=== Record extracts ===

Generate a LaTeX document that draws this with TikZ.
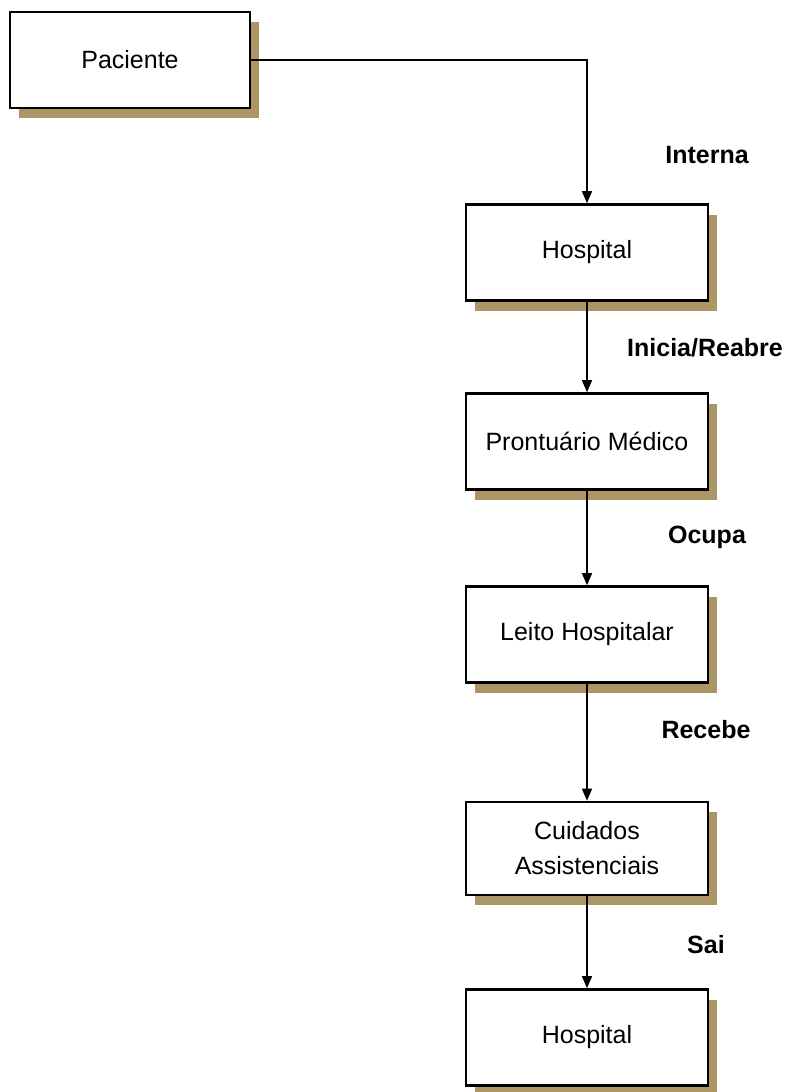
\documentclass[tikz,border=0pt]{standalone}
\usepackage{fontspec}
\setmainfont{Liberation Sans}
\usetikzlibrary{arrows.meta,shadows}
\definecolor{shade}{RGB}{172,150,102}
\tikzset{
  entity/.style={draw=black, line width=2.6pt, fill=white, minimum width=242pt,
    minimum height=96pt, align=center, inner sep=2pt,
    font=\fontsize{25}{35}\selectfont,
    drop shadow={shadow xshift=9pt, shadow yshift=-10pt, fill=shade, opacity=1}},
  flow/.style={draw=black, line width=1.4pt, -{Triangle[length=12pt,width=10pt]}},
  relname/.style={font=\bfseries\fontsize{25}{30}\selectfont, inner sep=0pt}
}
\begin{document}
\begin{tikzpicture}[x=1pt, y=-1pt]
  \useasboundingbox (0,0) rectangle (790,1092);

  % entities of the admission flow
  \node[entity, minimum width=240pt] (pac) at (130,60) {Paciente};
  \node[entity] (hosp1) at (587,252.5) {Hospital};
  \node[entity] (pront) at (587,441.5) {Prontuário Médico};
  \node[entity] (leito) at (587,634.5) {Leito Hospitalar};
  \node[entity, minimum height=93pt] (cuid) at (587,848.5) {Cuidados\\Assistenciais};
  \node[entity] (hosp2) at (587,1037.5) {Hospital};

  % relationships between them
  \draw[flow] (pac.east) -| (hosp1.north);
  \draw[flow] (hosp1) -- (pront);
  \draw[flow] (pront) -- (leito);
  \draw[flow] (leito) -- (cuid);
  \draw[flow] (cuid) -- (hosp2);

  % relationship names
  \node[relname] (lint) at (707,155) {Interna};
  \node[relname] (lini) at (705,348) {Inicia/Reabre};
  \node[relname] (locu) at (707,537) {Ocupa};
  \node[relname] (lrec) at (706,730) {Recebe};
  \node[relname] (lsai) at (706,945) {Sai};
\end{tikzpicture}
\end{document}
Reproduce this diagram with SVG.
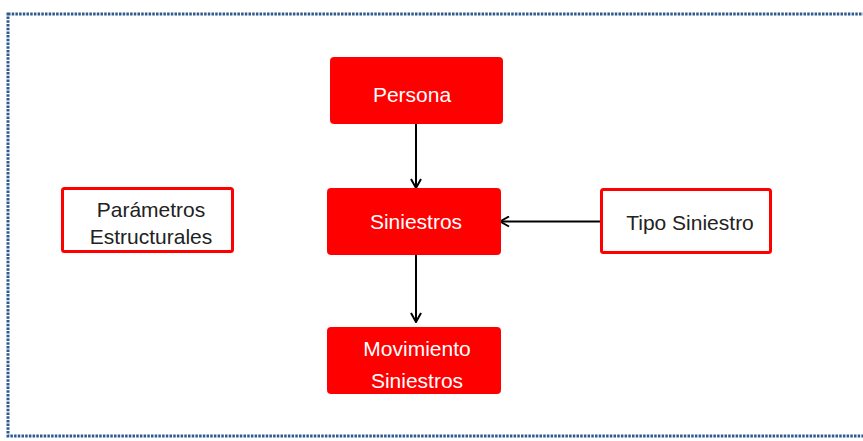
<svg xmlns="http://www.w3.org/2000/svg" width="863" height="441" viewBox="0 0 863 441">
<defs>
<style>
.frame{fill:none;stroke:#2e5a8e;stroke-width:3;stroke-dasharray:2.5 1.2}
.red{fill:#ff0000;stroke:#ff0000;stroke-width:1}
.white{fill:#ffffff;stroke:#ff0000;stroke-width:3}
.tw{font-family:"Liberation Sans",Arial,sans-serif;font-size:21px;fill:#ffffff;text-anchor:middle}
.tb{font-family:"Liberation Sans",Arial,sans-serif;font-size:21px;fill:#222222;text-anchor:middle}
.edge{fill:none;stroke:#000000;stroke-width:2}
</style>
<marker id="arr" viewBox="0 0 12 12" refX="11" refY="6" markerWidth="12" markerHeight="12" markerUnits="userSpaceOnUse" orient="auto">
<path d="M2,1 L11,6 L2,11" fill="none" stroke="#000" stroke-width="2"/>
</marker>
</defs>
<rect width="863" height="441" fill="#ffffff"/>
<rect class="frame" x="8" y="14" width="870" height="422"/>
<g id="connectors">
<line class="edge" x1="416" y1="124" x2="416" y2="188" marker-end="url(#arr)"/>
<line class="edge" x1="416" y1="255" x2="416" y2="322" marker-end="url(#arr)"/>
<line class="edge" x1="601" y1="221.5" x2="500" y2="221.5" marker-end="url(#arr)"/>
</g>
<g id="persona">
<rect class="red" x="330.5" y="57.5" width="172" height="66" rx="3"/>
<text class="tw" x="412" y="102">Persona</text>
</g>
<g id="siniestros">
<rect class="red" x="327.5" y="188.5" width="173" height="66" rx="3"/>
<text class="tw" x="416" y="229">Siniestros</text>
</g>
<g id="movimiento">
<rect class="red" x="327.5" y="327.5" width="173" height="66" rx="3"/>
<text class="tw" x="417" y="356">Movimiento</text>
<text class="tw" x="417" y="388">Siniestros</text>
</g>
<g id="parametros">
<rect class="white" x="62.5" y="188.5" width="170" height="63" rx="2"/>
<text class="tb" x="151" y="217">Parámetros</text>
<text class="tb" x="151" y="244">Estructurales</text>
</g>
<g id="tipo">
<rect class="white" x="601.5" y="189.5" width="169" height="63" rx="2"/>
<text class="tb" x="690" y="230">Tipo Siniestro</text>
</g>
</svg>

===

Where does the word "with" appear? Return each line that holds it.

Generate a LaTeX document that draws this with TikZ.
Reproduce this diagram with SVG.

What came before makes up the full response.